Fisherfolks across the coast of the country have expressed their readiness to observe the closed fishing season which kick-starts today, Wednesday May 15, 2019.
The closed season aims at replenishing the declining fish stock in the country's ocean which has been attributed to excessive and bad fishing practices.
Speaking in an interview with the Ghanaian Times yesterday, President of the Ghana National Canoe Fishermen Council (GNCFC), Nii Abeo Kyerekuandah IV, who had earlier kicked against the date for the closed season said they had no option than to comply.
"We are ready to observe the closed season because it has become a law and as law abiding citizens, we have no option than to comply," Nii Abeo Kyerekuandah IV said but could not guarantee if all the fishermen will comply.
Government, Nii Abeo Kyerekuandah IV said, must not be selective in the implementation of the directive irrespective of who flouted it.
"If government says there is a ban on fishing in Ghana's waters, it must be implemented wholly and not selectively. We don't want a situation where we will be stopped from fishing and yet, Chinese trawlers will be harvesting the fish."
He expressed reservations about government's decision to ignore the July 1 to 31, 2019 timeframe recommended by a scientific and technical working group made up of eminent fish scientists.
According to Nii Abeo Kyerekuandah IV, the 13-member working group, chaired by Professor Kobina Yankson of the University of Cape Coast, settled on the July 1 to 31 timeline based on Best Scientific Information/Evidence available in line with the Fisheries Act 2002, (Act 625) and the Code of Ethics for Responsible Fisheries.
"We wish the government complied with the recommendations of the group too because the recommendations of the group is scientifically proven," he stated.
The Chief Fisherman of the Chorkor Wolaami, Michael Amoo, though not enthused and uncertain about the benefits of the closure said they would comply.
In his view, the end justifies the means and the impact of the decision to close the sea to fishing can only be assessed after it is open.
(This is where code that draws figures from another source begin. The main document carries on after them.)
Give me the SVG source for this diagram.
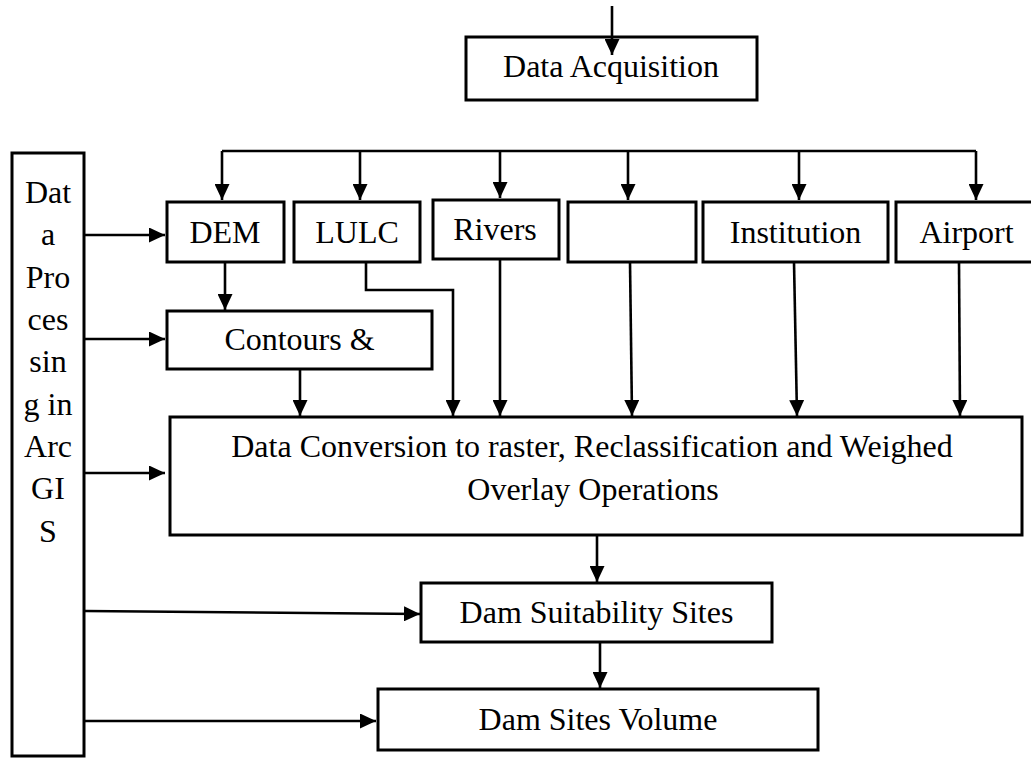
<svg xmlns="http://www.w3.org/2000/svg" width="1031" height="758" viewBox="0 0 1031 758">
<style>
.box{fill:#fff;stroke:#000;stroke-width:3}
.t{font-family:"Liberation Serif","Times New Roman",serif;font-size:32px;fill:#000;text-anchor:middle}
.c{fill:none;stroke:#000;stroke-width:2.6}
.a{marker-end:url(#ah)}
</style>
<defs>
<marker id="ah" markerUnits="userSpaceOnUse" viewBox="0 0 16 15" markerWidth="16" markerHeight="15" refX="16" refY="7.5" orient="auto">
<path d="M0,0 L16,7.5 L0,15 z" fill="#000"/>
</marker>
</defs>
<rect width="1031" height="758" fill="#fff"/>
<g id="n-acq"><rect class="box" x="466" y="37" width="291" height="63"/><text class="t" x="611" y="77">Data Acquisition</text></g>
<g id="n-proc"><rect class="box" x="12" y="153" width="72" height="603"/>
<text class="t" x="48" y="203">Dat</text><text class="t" x="48" y="245">a</text><text class="t" x="48" y="288">Pro</text><text class="t" x="48" y="330">ces</text><text class="t" x="48" y="372">sin</text><text class="t" x="48" y="415">g in</text><text class="t" x="48" y="457">Arc</text><text class="t" x="48" y="499">GI</text><text class="t" x="48" y="542">S</text></g>
<g id="n-dem"><rect class="box" x="167" y="202" width="117" height="60"/><text class="t" x="225" y="243">DEM</text></g>
<g id="n-lulc"><rect class="box" x="294" y="202" width="126" height="60"/><text class="t" x="357" y="243">LULC</text></g>
<g id="n-rivers"><rect class="box" x="433" y="200" width="126" height="59"/><text class="t" x="495" y="240">Rivers</text></g>
<g id="n-empty"><rect class="box" x="568" y="202" width="128" height="60"/></g>
<g id="n-inst"><rect class="box" x="703" y="202" width="185" height="60"/><text class="t" x="795.5" y="243">Institution</text></g>
<g id="n-air"><rect class="box" x="896" y="202" width="142" height="60"/><text class="t" x="966.5" y="243">Airport</text></g>
<g id="n-cont"><rect class="box" x="167" y="311" width="265" height="58"/><text class="t" x="299.5" y="350">Contours &amp;</text></g>
<g id="n-conv"><rect class="box" x="170" y="417" width="852" height="118"/><text class="t" x="592" y="457">Data Conversion to raster, Reclassification and Weighed</text><text class="t" x="593" y="500">Overlay Operations</text></g>
<g id="n-suit"><rect class="box" x="421" y="583" width="351" height="59"/><text class="t" x="596.5" y="623">Dam Suitability Sites</text></g>
<g id="n-vol"><rect class="box" x="378" y="689" width="440" height="61"/><text class="t" x="598" y="730">Dam Sites Volume</text></g>
<g id="connectors">
<path class="c a" d="M612,6 V55"/>
<path class="c" d="M222,151 H976" stroke-width="3"/>
<path class="c a" d="M222,151 V200"/>
<path class="c a" d="M360,151 V200"/>
<path class="c a" d="M500,151 V198"/>
<path class="c a" d="M628,151 V200"/>
<path class="c a" d="M799,151 V200"/>
<path class="c a" d="M976,151 V200"/>
<path class="c a" d="M85,235 H165"/>
<path class="c a" d="M84,339 H165"/>
<path class="c a" d="M85,473 H165"/>
<path class="c a" d="M85,611 L420,614"/>
<path class="c a" d="M85,721 H376"/>
<path class="c a" d="M225,262 V310"/>
<path class="c a" d="M300,369 V416"/>
<path class="c a" d="M366,262 V290 H453 V416"/>
<path class="c a" d="M500,259 V416"/>
<path class="c a" d="M630,262 L632,416"/>
<path class="c a" d="M794,262 L797,416"/>
<path class="c a" d="M959,262 L960,416"/>
<path class="c a" d="M597,535 V582"/>
<path class="c a" d="M600,642 V688"/>
</g>
</svg>
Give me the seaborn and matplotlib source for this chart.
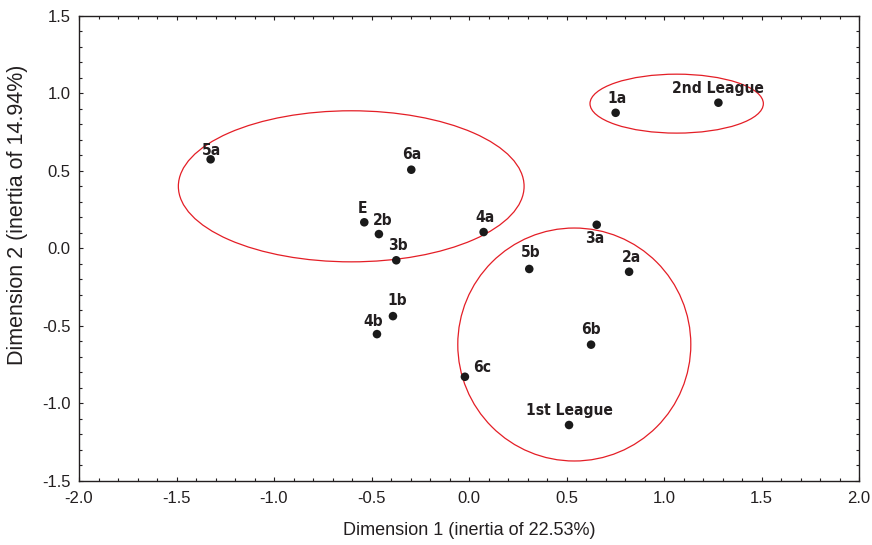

"It is difficult but we will endure," he said adding that they would use the 'free time' to mend their torn nets and undertake repair works on their canoes as they await the lifting of the ban on June 15.
Another fisherman at Chorkor Wolaami, Nii Kotei, who has four children, is already apprehensive of how he would cater for his family during the closed season.
The assurance of the fishermen follows a threat by the government to arrest anybody who flouts the law.
"We will arrest anybody who tries to defy the order," Deputy Minister of Fisheries and Aquaculture Development, Francis Kingsley Ato Codjoe, told the Ghanaian Times in Accra yesterday.
"We have alerted the Ghana Navy and the Marine Police of the Ghana Police Service to be on the lookout for anybody who will attempt undertaking any fishing activity in the sea from Elubo to Aflao and we have the backing of the fishing community," he indicated.
At the time of the Ghanaian Times' visit to the James Town Fishing Harbour and Chorkor Wolaami landing site, an avalanche of canoes, which not for the ban would have been at sea, had docked at the shore with only one about 200 meters away on the sea at the Chorkor beach as some young men sat in the docked canoes to mend their fishing nets.
Some of the fishermen who will be out of job for the next 30 days were also seen in their cubicles having their afternoon rest.